In most engineering and construction projects, defects occur in either the design phase or the building stage. The general rule of thumb is that either the project architect, engineer, or contractor, is responsible for the damages resulting from these defects. Cases that result from these defects are often based on contracts that were signed between homeowners and developers, and those that were signed between contractors and subcontractors.
The ultimate goal of establishing legal liability for construction defects is to pinpoint the at-fault party, who will then be legally obligated to remedy the flaws. If not addressed, construction defects can cause bigger problems including costly repairs, and injuries to workers and building occupants. The following are four of the main types of construction defects.

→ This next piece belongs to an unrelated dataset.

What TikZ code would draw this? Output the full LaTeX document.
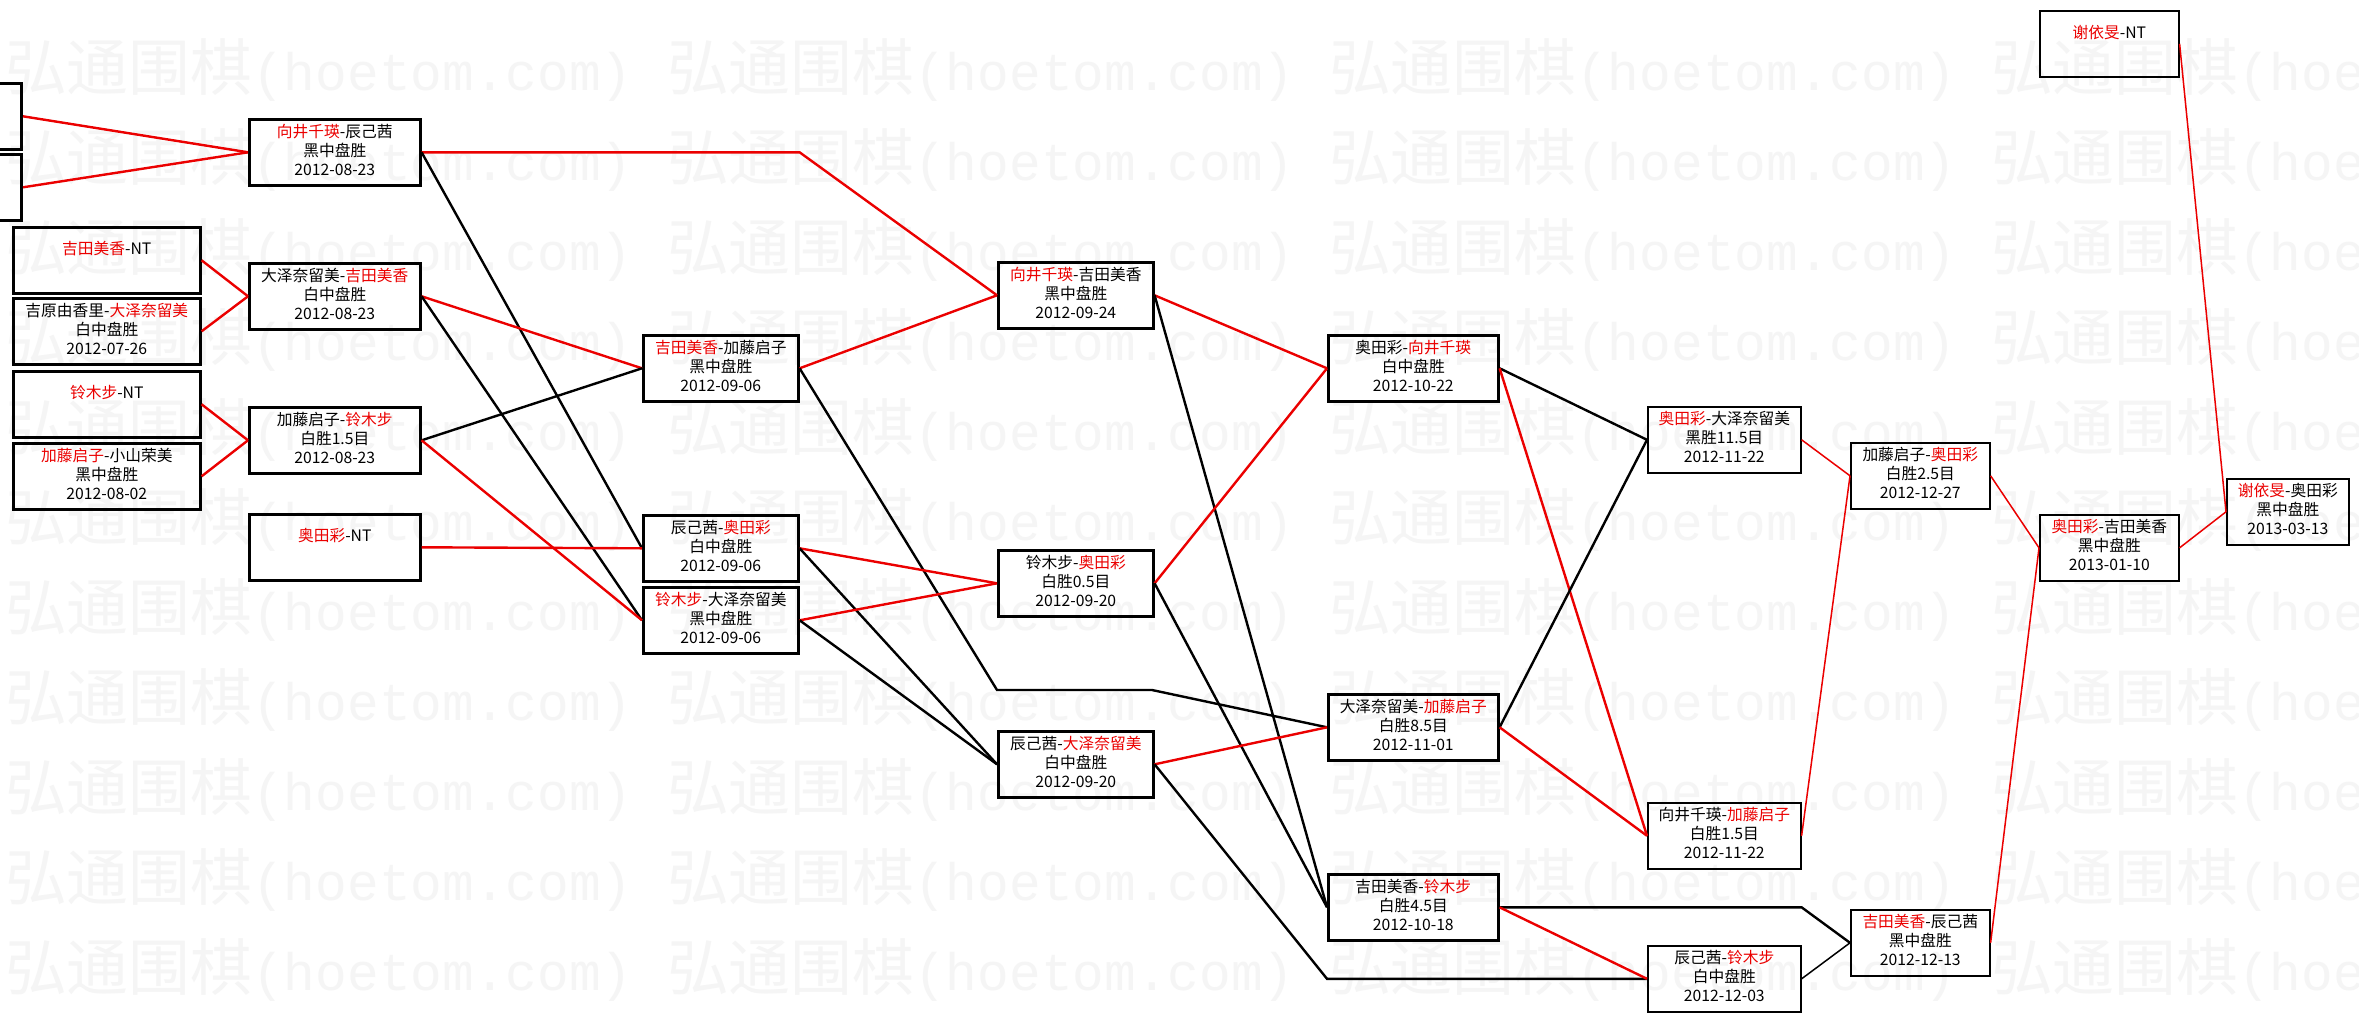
\documentclass[tikz,border=0pt]{standalone}
\usepackage{fontspec}
\setmainfont{Noto Sans CJK SC}
\newfontfamily\wmlat{Liberation Mono}
\definecolor{myred}{RGB}{235,0,0}
\newcommand\R[1]{\textcolor{myred}{#1}}
\newcommand\tri[3]{\begin{tabular}{@{}c@{}}#1\\#2\\#3\end{tabular}}
\begin{document}
\begin{tikzpicture}[x=1bp,y=-1bp,
  gbox/.style={draw=black, line width=2.6bp, rectangle, inner sep=0pt, minimum height=66bp, anchor=north west, font=\fontsize{15.8}{19}\selectfont},
  tbox/.style={gbox, line width=1.6bp},
  wline/.style={draw=myred, line width=2.4bp},
  lline/.style={draw=black, line width=2.4bp},
  twline/.style={wline, line width=1.5bp},
  tlline/.style={lline, line width=1.5bp},
  wmark/.style={anchor=base west, inner sep=0pt, text=black!4, font=\fontsize{62}{62}\selectfont}
]
\useasboundingbox (0,0) rectangle (2359,1021);
\clip (0,0) rectangle (2359,1021);
\fill[white] (0,0) rectangle (2359,1021);
% watermark
\foreach \k in {0,...,10} {
  \foreach \j in {0,...,3} {
    \node[wmark] (wm-\k-\j) at ({5+662*\j},{90+90*\k}) {弘通围棋{\wmlat\fontsize{53}{53}\selectfont(hoetom.com)}};
  }
}
% column 0 (cut off)
\node[gbox, minimum width=188bp, anchor=north east] (a1) at (23,82) {};
\node[gbox, minimum width=188bp, anchor=north east] (a2) at (23,153) {};
% column 1
\node[gbox, minimum width=187bp] (c1a) at (12,226) {\tri{\R{吉田美香}-NT}{}{}};
\node[gbox, minimum width=187bp] (c1b) at (12,297) {\tri{吉原由香里-\R{大泽奈留美}}{白中盘胜}{2012-07-26}};
\node[gbox, minimum width=187bp] (c1c) at (12,370) {\tri{\R{铃木步}-NT}{}{}};
\node[gbox, minimum width=187bp] (c1d) at (12,442) {\tri{\R{加藤启子}-小山荣美}{黑中盘胜}{2012-08-02}};
% column 2
\node[gbox, minimum width=171bp] (c2a) at (248,118) {\tri{\R{向井千瑛}-辰己茜}{黑中盘胜}{2012-08-23}};
\node[gbox, minimum width=171bp] (c2b) at (248,262) {\tri{大泽奈留美-\R{吉田美香}}{白中盘胜}{2012-08-23}};
\node[gbox, minimum width=171bp] (c2c) at (248,406) {\tri{加藤启子-\R{铃木步}}{白胜1.5目}{2012-08-23}};
\node[gbox, minimum width=171bp] (c2d) at (248,513) {\tri{\R{奥田彩}-NT}{}{}};
% column 3
\node[gbox, minimum width=155bp] (c3a) at (642,334) {\tri{\R{吉田美香}-加藤启子}{黑中盘胜}{2012-09-06}};
\node[gbox, minimum width=155bp] (c3b) at (642,514) {\tri{辰己茜-\R{奥田彩}}{白中盘胜}{2012-09-06}};
\node[gbox, minimum width=155bp] (c3c) at (642,586) {\tri{\R{铃木步}-大泽奈留美}{黑中盘胜}{2012-09-06}};
% column 4
\node[gbox, minimum width=155bp] (c4a) at (997,261) {\tri{\R{向井千瑛}-吉田美香}{黑中盘胜}{2012-09-24}};
\node[gbox, minimum width=155bp] (c4b) at (997,549) {\tri{铃木步-\R{奥田彩}}{白胜0.5目}{2012-09-20}};
\node[gbox, minimum width=155bp] (c4c) at (997,730) {\tri{辰己茜-\R{大泽奈留美}}{白中盘胜}{2012-09-20}};
% column 5
\node[gbox, minimum width=170bp] (c5a) at (1327,334) {\tri{奥田彩-\R{向井千瑛}}{白中盘胜}{2012-10-22}};
\node[gbox, minimum width=170bp] (c5b) at (1327,693) {\tri{大泽奈留美-\R{加藤启子}}{白胜8.5目}{2012-11-01}};
\node[gbox, minimum width=170bp] (c5c) at (1327,873) {\tri{吉田美香-\R{铃木步}}{白胜4.5目}{2012-10-18}};
% column 6
\node[tbox, minimum width=153bp] (c6a) at (1647,406) {\tri{\R{奥田彩}-大泽奈留美}{黑胜11.5目}{2012-11-22}};
\node[tbox, minimum width=153bp] (c6b) at (1647,802) {\tri{向井千瑛-\R{加藤启子}}{白胜1.5目}{2012-11-22}};
\node[tbox, minimum width=153bp] (c6c) at (1647,945) {\tri{辰己茜-\R{铃木步}}{白中盘胜}{2012-12-03}};
% column 7
\node[tbox, minimum width=139bp] (c7a) at (1850,442) {\tri{加藤启子-\R{奥田彩}}{白胜2.5目}{2012-12-27}};
\node[tbox, minimum width=139bp] (c7b) at (1850,909) {\tri{\R{吉田美香}-辰己茜}{黑中盘胜}{2012-12-13}};
% column 8
\node[tbox, minimum width=139bp] (c8n) at (2039,10) {\tri{\R{谢依旻}-NT}{}{}};
\node[tbox, minimum width=139bp] (c8a) at (2039,514) {\tri{\R{奥田彩}-吉田美香}{黑中盘胜}{2013-01-10}};
% column 9
\node[tbox, minimum width=122bp] (c9a) at (2226,478) {\tri{\R{谢依旻}-奥田彩}{黑中盘胜}{2013-03-13}};
% bend points
\coordinate (k1) at (997,690);
\coordinate (k2) at (1152,690);
% round 1
\draw[wline] (a1.east) -- (c2a.west);
\draw[wline] (a2.east) -- (c2a.west);
\draw[wline] (c1a.east) -- (c2b.west);
\draw[wline] (c1b.east) -- (c2b.west);
\draw[wline] (c1c.east) -- (c2c.west);
\draw[wline] (c1d.east) -- (c2c.west);
% round 2
\draw[wline] (c2a.east) -- (c2a.east -| c3a.east) -- (c4a.west);
\draw[lline] (c2a.east) -- (c3b.west);
\draw[wline] (c2b.east) -- (c3a.west);
\draw[lline] (c2b.east) -- (c3c.west);
\draw[lline] (c2c.east) -- (c3a.west);
\draw[wline] (c2c.east) -- (c3c.west);
\draw[wline] (c2d.east) -- (c3b.west);
% round 3
\draw[wline] (c3a.east) -- (c4a.west);
\draw[lline] (c3a.east) -- (k1) -- (k2) -- (c5b.west);
\draw[wline] (c3b.east) -- (c4b.west);
\draw[lline] (c3b.east) -- (c4c.west);
\draw[wline] (c3c.east) -- (c4b.west);
\draw[lline] (c3c.east) -- (c4c.west);
% round 4
\draw[wline] (c4a.east) -- (c5a.west);
\draw[lline] (c4a.east) -- (c5c.west);
\draw[wline] (c4b.east) -- (c5a.west);
\draw[lline] (c4b.east) -- (c5c.west);
\draw[wline] (c4c.east) -- (c5b.west);
\draw[lline] (c4c.east) -- (c5c.west |- c6c.west) -- (c6c.west);
% round 5
\draw[lline] (c5a.east) -- (c6a.west);
\draw[wline] (c5a.east) -- (c6b.west);
\draw[lline] (c5b.east) -- (c6a.west);
\draw[wline] (c5b.east) -- (c6b.west);
\draw[lline] (c5c.east) -- (c5c.east -| c6c.east) -- (c7b.west);
\draw[wline] (c5c.east) -- (c6c.west);
% round 6
\draw[twline] (c6a.east) -- (c7a.west);
\draw[twline] (c6b.east) -- (c7a.west);
\draw[tlline] (c6c.east) -- (c7b.west);
% round 7
\draw[twline] (c7a.east) -- (c8a.west);
\draw[twline] (c7b.east) -- (c8a.west);
% round 8
\draw[twline] (c8a.east) -- (c9a.west);
\draw[twline] (c8n.east) -- (c9a.west);
\end{tikzpicture}
\end{document}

Design experts such as engineers and architects can be sued if they design structures that end up being defective. Typically, design deficiencies pertain to building against specified codes. This may include implementing roof designs that result in poor drainage, water penetration, or insufficient structural support.
The use of substandard construction materials can also lead to significant problems including cracks on buildings. Besides this, buildings that are constructed using inferior materials cannot withstand weather elements such as strong winds and rainfall. A contractor has legal liability for construction defects if he/she used substandard materials.

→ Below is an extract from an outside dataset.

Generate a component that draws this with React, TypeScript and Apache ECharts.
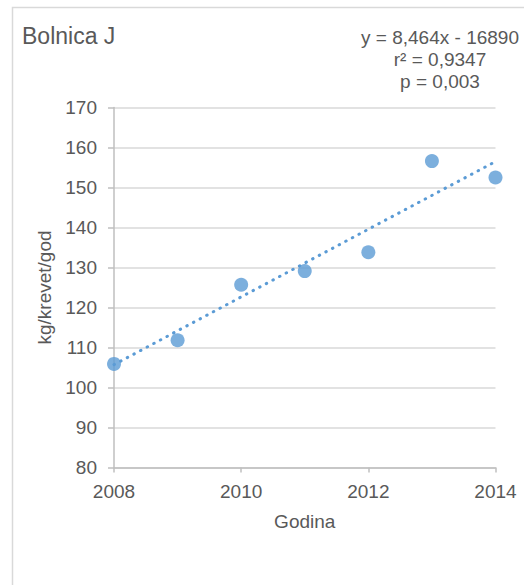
import React, { useEffect, useRef } from "react";
import * as echarts from "echarts";

const years = [2008, 2009, 2010, 2011, 2012, 2013, 2014];
const values = [105.9, 111.8, 125.7, 129.1, 133.8, 156.6, 152.5];
const trendSlope = 8.464;
const trendIntercept = -16890;
const equationLines = ["y = 8,464x - 16890", "r² = 0,9347", "p = 0,003"];
const titleText = "Bolnica J";
const xName = "Godina";
const yName = "kg/krevet/god";

const FONT = "'Liberation Sans', Arial, sans-serif";
const TEXT = "#595959";
const BLUE = "#5B9BD5";

export default function App() {
  const ref = useRef<HTMLDivElement>(null);
  useEffect(() => {
    if (!ref.current) return;
    const chart = echarts.init(ref.current, undefined, { renderer: "svg" });
    const x0 = years[0];
    const x1 = years[years.length - 1];
    const trend = [
      [x0, trendSlope * x0 + trendIntercept],
      [x1, trendSlope * x1 + trendIntercept],
    ];
    chart.setOption({
      animation: false,
      backgroundColor: "#ffffff",
      textStyle: { fontFamily: FONT },
      grid: { left: 114, right: 28.5, top: 107.5, bottom: 117.5 },
      xAxis: {
        type: "value",
        min: 2008,
        max: 2014,
        interval: 2,
        name: xName,
        nameLocation: "middle",
        nameGap: 44,
        nameTextStyle: { color: TEXT, fontSize: 19, fontFamily: FONT },
        axisLine: { show: true, lineStyle: { color: "#bfbfbf", width: 1.5 } },
        axisTick: { show: true, length: 5, lineStyle: { color: "#bfbfbf", width: 1.5 } },
        axisLabel: {
          color: TEXT,
          fontSize: 19,
          fontFamily: FONT,
          margin: 14,
          formatter: (v: number) => String(v),
        },
        splitLine: { show: false },
      },
      yAxis: {
        type: "value",
        min: 80,
        max: 170,
        interval: 10,
        name: yName,
        nameLocation: "middle",
        nameGap: 60,
        nameTextStyle: { color: TEXT, fontSize: 19, fontFamily: FONT },
        axisLine: { show: true, lineStyle: { color: "#bfbfbf", width: 1.5 } },
        axisTick: { show: true, length: 6, lineStyle: { color: "#bfbfbf", width: 1.5 } },
        axisLabel: { color: TEXT, fontSize: 19, fontFamily: FONT, margin: 17 },
        splitLine: { show: true, lineStyle: { color: "#d9d9d9", width: 1.5 } },
      },
      graphic: [
        {
          type: "rect",
          silent: true,
          shape: { x: 12.5, y: 7.5, width: 700, height: 800 },
          style: { fill: "none", stroke: "#d9d9d9", lineWidth: 1.5 },
          z: -1,
        },
        {
          type: "text",
          x: 22,
          y: 36,
          style: {
            text: titleText,
            fill: TEXT,
            font: `23px ${FONT}`,
            verticalAlign: "middle",
            align: "left",
          },
        },
        ...equationLines.map((t, i) => ({
          type: "text",
          x: 440,
          y: 37 + i * 22,
          style: {
            text: t,
            fill: TEXT,
            font: `19px ${FONT}`,
            align: "center",
            verticalAlign: "middle",
          },
        })),
      ],
      series: [
        {
          type: "line",
          data: trend,
          showSymbol: false,
          symbol: "none",
          lineStyle: { color: BLUE, width: 3, type: [0.5, 7], cap: "round" },
          z: 2,
          silent: true,
        },
        {
          type: "scatter",
          data: years.map((y, i) => [y, values[i]]),
          symbol: "circle",
          symbolSize: 14,
          itemStyle: { color: BLUE },
          z: 3,
        },
      ],
    });
    return () => chart.dispose();
  }, []);
  return (
    <div
      ref={ref}
      style={{ position: "absolute", left: 0, top: 0, width: 524, height: 585 }}
    />
  );
}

The most obvious cause of construction defects is poor craftsmanship. This leads to defects irrespective of the project design, or the quality of materials used. Poor quality craftsmanship may lead to water infiltration, rotting, mechanical and electrical problems, leaks, and pest infestation.
Most construction sites are characterized by expansive soil conditions, which make it difficult to lay down a strong and stable foundation for buildings. This often leads to cracks in floor slabs in addition to other adverse damages. Engineers can be sued if they fail to ensure that subsurface conditions at the construction site are properly compacted. Besides this, they must ensure that there is proper drainage, more so when laying foundations in hilly areas.
To properly comprehend the dynamics of construction defects cases, it is important to understand the meaning of concepts such as negligence, breach of contract, breach of warranty, strict liability claims, and fraudulent misrepresentation.
Negligence in Construction Projects
Property developers, general contractors, and subcontractors are obligated to exercise a reasonable degree of skill, expertise, and care when undertaking projects. The duty of care is similarly extended to individuals who can foreseeably sustain injuries as a result of a construction defect. This includes those who will occupy the building once construction is complete. General contractors and developers are equally responsible for their subcontractor’s negligence.
Breach of Contract
Homeowners have the right to sue builders who breach any provision that is stipulated in the contract. This includes instructions concerning how construction is to be undertaken. Breach of contract may similarly entail aspects of the project that goes beyond the builder’s failure to undertake construction in a manner that is in accordance with the client’s wishes. When such a lawsuit is filed, courts mostly invoke the code of substantial performance. This rule requires builders to pay homeowners the contract price after deducting the reduced prevailing market value of the home.
Breach of Warranty
This has a close similarity to a breach of contract. Just like it is the case with breach of contract, purchase documents that were signed by the homeowner and the developer sets forth warranties pertaining to the property’s condition. If a breach of express warranty arises, the principles of contract can apply.
Strict Liability Claims
More often than less, the implicit warranty of habitability enforces strict liability on general contractors. The idea of strict liability against general contractors grew from the products liability law. In strict liability claims, the complainant doesn’t have to prove that the developer or the general contractor was negligent during the design or construction of a building. The plaintiff is only required to prove that the respondent played a role in the project and that a defect exists. Besides this, he/she needs to show that the defects proximately caused the damages and that the defendant is the cause of the defect.
Negligent and Fraud Misrepresentation
Negligent misrepresentation is often based on the grounds that the developer wrongfully proclaimed information regarding the project to be factual, yet it isn’t. Fraud can be alleged based on the argument that the builder deliberately misrepresented the quality of a building’s construction in false adverts or statements. In such cases, the plaintiff needs to provide evidence that the developer didn’t have the intention of following design specifications and plans as promised.
Typically, compensation paid to the plaintiff can either be categorized as reliance or expectation damages. Expectation damages are those whose intention is to put the plaintiff in the position that he/she would have been had the contract been fulfilled as planned. Expectation damages are often measures through:
• The cost of rectification.
• Variation in value between the expected and actual performance
• Variation in expenses between the expected and actual outcome.
• Loss of amenity had the project been completed as intended.
Reliance losses imply wasted expenditure. The role of these damages is to compensate the homeowner for any expenses incurred, the losses that he/she may have suffered due as a result of undertaking the project, and its ensuing defects.